[Start DATA SECTION]

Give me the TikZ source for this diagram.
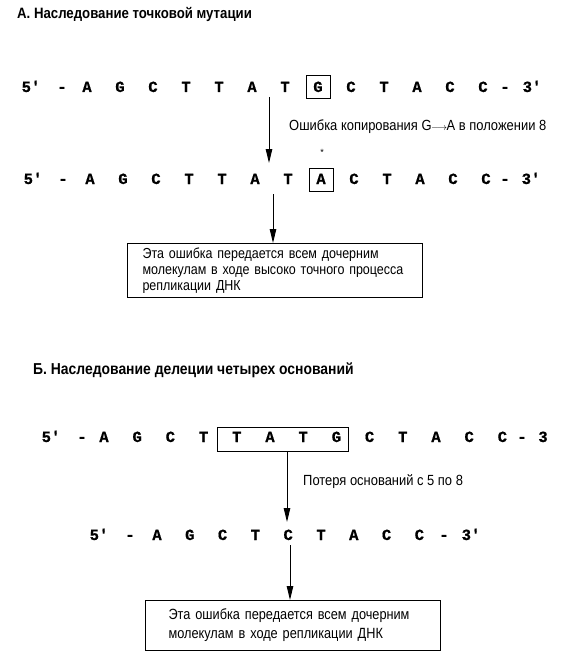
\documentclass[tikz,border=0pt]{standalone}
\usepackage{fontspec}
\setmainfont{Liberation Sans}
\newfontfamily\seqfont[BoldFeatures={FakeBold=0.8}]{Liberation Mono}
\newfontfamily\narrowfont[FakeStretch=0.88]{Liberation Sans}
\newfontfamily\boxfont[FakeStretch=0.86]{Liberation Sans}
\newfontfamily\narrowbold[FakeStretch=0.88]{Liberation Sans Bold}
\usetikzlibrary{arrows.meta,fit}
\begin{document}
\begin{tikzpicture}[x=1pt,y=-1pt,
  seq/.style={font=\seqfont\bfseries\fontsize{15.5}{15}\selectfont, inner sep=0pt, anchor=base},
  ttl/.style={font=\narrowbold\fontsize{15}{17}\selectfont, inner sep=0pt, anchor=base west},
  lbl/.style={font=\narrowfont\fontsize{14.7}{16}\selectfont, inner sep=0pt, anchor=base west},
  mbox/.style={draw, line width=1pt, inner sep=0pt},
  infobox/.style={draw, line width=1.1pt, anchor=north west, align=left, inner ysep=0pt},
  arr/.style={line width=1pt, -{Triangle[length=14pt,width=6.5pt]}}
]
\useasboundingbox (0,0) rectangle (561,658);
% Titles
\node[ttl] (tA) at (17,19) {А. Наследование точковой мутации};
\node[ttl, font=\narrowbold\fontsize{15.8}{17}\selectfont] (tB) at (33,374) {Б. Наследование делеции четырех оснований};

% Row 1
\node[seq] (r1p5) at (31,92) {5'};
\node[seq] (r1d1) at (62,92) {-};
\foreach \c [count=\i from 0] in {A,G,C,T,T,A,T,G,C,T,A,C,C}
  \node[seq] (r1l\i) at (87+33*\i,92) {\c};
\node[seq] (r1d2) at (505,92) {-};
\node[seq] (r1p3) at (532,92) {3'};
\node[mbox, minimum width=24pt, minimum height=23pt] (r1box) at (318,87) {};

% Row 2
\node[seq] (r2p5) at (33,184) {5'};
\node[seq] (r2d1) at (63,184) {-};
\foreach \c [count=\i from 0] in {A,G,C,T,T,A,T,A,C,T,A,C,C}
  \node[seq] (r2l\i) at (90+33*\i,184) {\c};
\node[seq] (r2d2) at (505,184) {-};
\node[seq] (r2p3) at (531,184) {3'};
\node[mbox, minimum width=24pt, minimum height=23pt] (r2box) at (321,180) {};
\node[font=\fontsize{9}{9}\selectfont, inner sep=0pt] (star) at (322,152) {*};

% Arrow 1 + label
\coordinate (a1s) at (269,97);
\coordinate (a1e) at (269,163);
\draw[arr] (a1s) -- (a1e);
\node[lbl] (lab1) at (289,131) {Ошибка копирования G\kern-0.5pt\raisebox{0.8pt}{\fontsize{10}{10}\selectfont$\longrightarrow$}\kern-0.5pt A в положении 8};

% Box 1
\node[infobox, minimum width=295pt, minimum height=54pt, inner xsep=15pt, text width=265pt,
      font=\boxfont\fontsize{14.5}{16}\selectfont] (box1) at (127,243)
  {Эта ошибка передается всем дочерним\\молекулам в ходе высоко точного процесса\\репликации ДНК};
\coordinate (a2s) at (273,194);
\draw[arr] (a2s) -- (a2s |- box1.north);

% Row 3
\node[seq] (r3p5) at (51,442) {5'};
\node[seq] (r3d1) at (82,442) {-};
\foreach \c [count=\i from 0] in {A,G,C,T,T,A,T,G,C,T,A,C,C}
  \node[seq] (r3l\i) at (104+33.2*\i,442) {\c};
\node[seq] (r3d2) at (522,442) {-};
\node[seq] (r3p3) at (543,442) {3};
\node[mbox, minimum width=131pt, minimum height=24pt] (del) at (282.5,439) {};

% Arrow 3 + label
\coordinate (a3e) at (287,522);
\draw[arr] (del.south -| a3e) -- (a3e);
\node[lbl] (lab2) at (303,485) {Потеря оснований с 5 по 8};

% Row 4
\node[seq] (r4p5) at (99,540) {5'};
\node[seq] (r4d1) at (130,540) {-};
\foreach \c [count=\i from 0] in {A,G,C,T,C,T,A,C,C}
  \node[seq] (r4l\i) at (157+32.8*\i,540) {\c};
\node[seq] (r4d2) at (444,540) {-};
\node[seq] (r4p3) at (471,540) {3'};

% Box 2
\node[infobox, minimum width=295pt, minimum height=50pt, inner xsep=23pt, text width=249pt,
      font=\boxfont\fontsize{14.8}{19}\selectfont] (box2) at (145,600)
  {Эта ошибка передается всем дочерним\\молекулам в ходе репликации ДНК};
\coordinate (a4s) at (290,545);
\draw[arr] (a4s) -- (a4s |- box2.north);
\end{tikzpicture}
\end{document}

[End DATA SECTION]

**WHAT TO DO**
Every line from the start of the listing above through the line with "(tB) at (33,374)" should be repeated exactly; skip the pictures and add nothing else.

**ANSWER TO THIS PROBLEM**
Give me the TikZ source for this diagram.
\documentclass[tikz,border=0pt]{standalone}
\usepackage{fontspec}
\setmainfont{Liberation Sans}
\newfontfamily\seqfont[BoldFeatures={FakeBold=0.8}]{Liberation Mono}
\newfontfamily\narrowfont[FakeStretch=0.88]{Liberation Sans}
\newfontfamily\boxfont[FakeStretch=0.86]{Liberation Sans}
\newfontfamily\narrowbold[FakeStretch=0.88]{Liberation Sans Bold}
\usetikzlibrary{arrows.meta,fit}
\begin{document}
\begin{tikzpicture}[x=1pt,y=-1pt,
  seq/.style={font=\seqfont\bfseries\fontsize{15.5}{15}\selectfont, inner sep=0pt, anchor=base},
  ttl/.style={font=\narrowbold\fontsize{15}{17}\selectfont, inner sep=0pt, anchor=base west},
  lbl/.style={font=\narrowfont\fontsize{14.7}{16}\selectfont, inner sep=0pt, anchor=base west},
  mbox/.style={draw, line width=1pt, inner sep=0pt},
  infobox/.style={draw, line width=1.1pt, anchor=north west, align=left, inner ysep=0pt},
  arr/.style={line width=1pt, -{Triangle[length=14pt,width=6.5pt]}}
]
\useasboundingbox (0,0) rectangle (561,658);
% Titles
\node[ttl] (tA) at (17,19) {А. Наследование точковой мутации};
\node[ttl, font=\narrowbold\fontsize{15.8}{17}\selectfont] (tB) at (33,374) {Б. Наследование делеции четырех оснований};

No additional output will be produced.